IIT-Hyderabad ready with oral drug tech to fight black fungus
In a major development, researchers from the Indian Institute of Technology, Hyderabad (IIT-H) have announced that they are ready to transfer the technology to the pharmaceutical companies interested in the production of an oral solution to treat 'black fungus'
Hyderabad: In a major development, researchers from the Indian Institute of Technology, Hyderabad (IIT-H) have announced that they are ready to transfer the technology to the pharmaceutical companies interested in the production of an oral solution to treat 'black fungus'.
The IIT-H researchers' announcement has come amidst the scarcity of Amphotericin B injection to treat 'black fungus' infection forcing the country to import it from different countries.
Instead, IIT-H discovered 60-mg AmB tablet costs only about Rs 200 and has enhanced absorption and patient-friendly. According to IIT-H, the research was carried out by Prof Saptarshi Majumdar and Dr Chandra Shekhar Sharma from the Department of Chemical Engineering, who have made a proven study on the oral nano-fibrous AmB to be effective for Kala Azar.
It was done in 2019 and the first-ever attempt to fabricate nano-fibrous oral tablets of Amphotericin B for the potential cure of Kala Azar. With 2 years of advancement of examination, the researchers are now confident that the technology can be transferred to suitable pharma partners for large-scale production.
At present, Kala Azar treatment is being used as a treatment for black fungus in the country and its availability & affordability ideal for allowing it as emergency trial for the black fungus cure.

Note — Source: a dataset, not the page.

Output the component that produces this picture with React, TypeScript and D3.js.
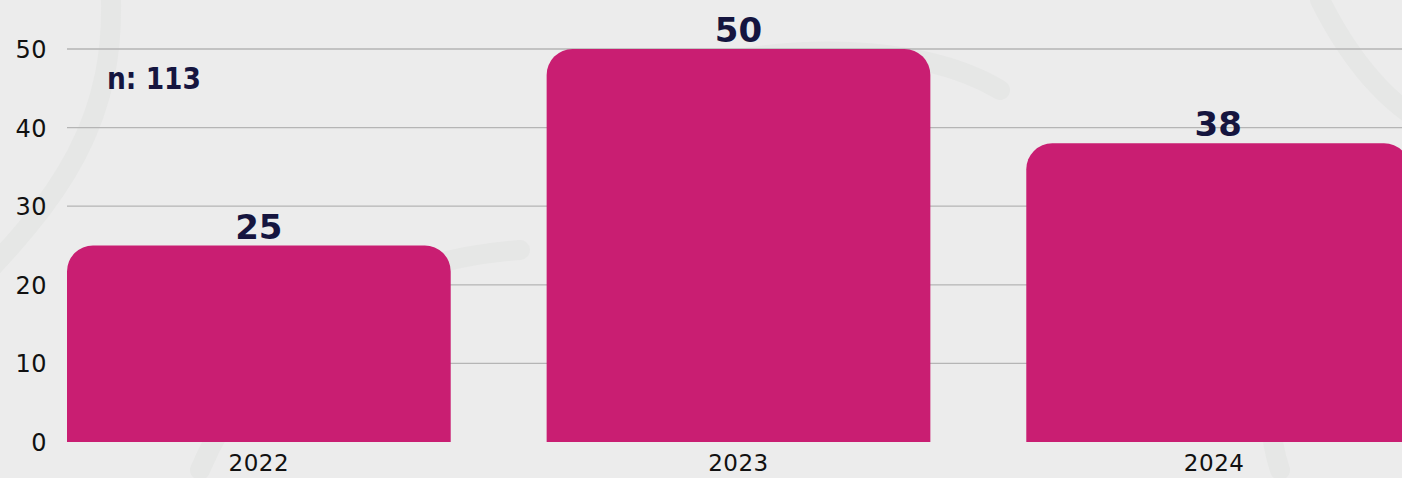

The researchers said due to its amphiphilic nature, AmB has poor aqueous solubility and forms aggregates in the system, which stresses renal filtration and thus causing nephrotoxicity.

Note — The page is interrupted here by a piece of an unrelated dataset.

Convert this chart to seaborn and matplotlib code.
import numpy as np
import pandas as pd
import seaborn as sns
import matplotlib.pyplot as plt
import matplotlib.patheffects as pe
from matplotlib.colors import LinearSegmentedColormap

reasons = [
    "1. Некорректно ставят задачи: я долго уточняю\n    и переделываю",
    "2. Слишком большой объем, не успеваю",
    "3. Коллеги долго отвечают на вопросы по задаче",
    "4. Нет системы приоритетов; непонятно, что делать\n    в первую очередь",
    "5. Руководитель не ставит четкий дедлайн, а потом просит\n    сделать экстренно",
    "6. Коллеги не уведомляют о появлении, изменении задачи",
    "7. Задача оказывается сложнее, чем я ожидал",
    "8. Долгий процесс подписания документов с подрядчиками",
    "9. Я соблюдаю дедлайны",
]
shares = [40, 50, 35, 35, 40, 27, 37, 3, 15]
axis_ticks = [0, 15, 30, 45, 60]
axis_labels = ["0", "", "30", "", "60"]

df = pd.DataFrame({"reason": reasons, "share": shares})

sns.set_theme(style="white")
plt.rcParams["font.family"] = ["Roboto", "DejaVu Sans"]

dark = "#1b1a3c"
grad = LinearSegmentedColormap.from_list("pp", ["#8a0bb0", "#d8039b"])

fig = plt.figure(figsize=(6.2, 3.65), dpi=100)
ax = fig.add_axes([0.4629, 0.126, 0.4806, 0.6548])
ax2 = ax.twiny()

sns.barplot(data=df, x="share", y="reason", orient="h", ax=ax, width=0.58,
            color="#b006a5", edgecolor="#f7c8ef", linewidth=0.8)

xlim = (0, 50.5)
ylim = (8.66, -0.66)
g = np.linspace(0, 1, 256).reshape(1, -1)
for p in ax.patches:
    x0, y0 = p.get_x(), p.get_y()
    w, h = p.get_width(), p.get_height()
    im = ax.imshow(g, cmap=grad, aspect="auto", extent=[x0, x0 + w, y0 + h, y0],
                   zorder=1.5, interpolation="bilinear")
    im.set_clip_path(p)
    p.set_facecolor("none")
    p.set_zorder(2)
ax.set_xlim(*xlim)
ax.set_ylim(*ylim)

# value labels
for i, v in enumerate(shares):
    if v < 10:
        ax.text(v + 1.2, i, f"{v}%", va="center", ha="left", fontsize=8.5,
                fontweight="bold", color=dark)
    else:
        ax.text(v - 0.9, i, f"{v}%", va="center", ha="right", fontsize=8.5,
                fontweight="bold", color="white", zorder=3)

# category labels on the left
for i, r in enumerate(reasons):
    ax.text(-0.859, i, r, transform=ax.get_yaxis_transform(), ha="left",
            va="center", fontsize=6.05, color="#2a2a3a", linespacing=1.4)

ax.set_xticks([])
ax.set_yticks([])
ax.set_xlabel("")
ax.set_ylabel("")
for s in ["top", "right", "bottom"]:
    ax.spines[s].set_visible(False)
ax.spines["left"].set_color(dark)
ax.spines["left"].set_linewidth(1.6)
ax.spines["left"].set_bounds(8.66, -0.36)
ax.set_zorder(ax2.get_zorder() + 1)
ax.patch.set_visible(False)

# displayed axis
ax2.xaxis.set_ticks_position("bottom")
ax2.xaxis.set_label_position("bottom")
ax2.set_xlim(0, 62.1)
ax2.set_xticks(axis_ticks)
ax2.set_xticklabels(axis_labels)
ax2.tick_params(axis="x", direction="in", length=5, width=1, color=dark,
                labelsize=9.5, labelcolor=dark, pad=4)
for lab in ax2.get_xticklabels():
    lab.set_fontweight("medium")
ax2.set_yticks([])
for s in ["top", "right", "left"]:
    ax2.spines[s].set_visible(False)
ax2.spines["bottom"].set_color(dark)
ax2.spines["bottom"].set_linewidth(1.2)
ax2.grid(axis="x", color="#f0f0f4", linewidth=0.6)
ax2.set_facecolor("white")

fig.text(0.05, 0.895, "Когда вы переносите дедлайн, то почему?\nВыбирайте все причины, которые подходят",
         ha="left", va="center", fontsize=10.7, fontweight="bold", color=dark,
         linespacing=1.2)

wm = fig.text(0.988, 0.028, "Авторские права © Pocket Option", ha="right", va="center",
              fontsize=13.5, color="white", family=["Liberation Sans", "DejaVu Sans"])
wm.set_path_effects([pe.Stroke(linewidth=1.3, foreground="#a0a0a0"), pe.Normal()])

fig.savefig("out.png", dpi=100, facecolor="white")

This is the reason the oral administration has abstained, although being the most comfortable and effective route.
In the present research, funded by DST-Nanomission, a team led by Prof Saptarshi Majumdar and Dr Chandra Shekhar Sharma along with their PhD scholars Mrunalini Gaydhane and Anindita Laha, intended to deliver Amphotericin B orally at an extremely slow rate, of course within the therapeutic window. The purpose was to increase the drug absorption and reduce aggregation to lower the drug toxicity. For this, the team has selected gelatin, an FDA-approved polymer as an excipient for drug molecules.
Citing the importance of solutions in given circumstances, Dr Chandra Shekhar Sharma, Associate Professor, Department of Chemical Engineering, said, "As the main idea behind our research is to find a solution to serve society. The technology developed, is made free from IP, so that it can be mass-produced and is affordable and available to the public at large."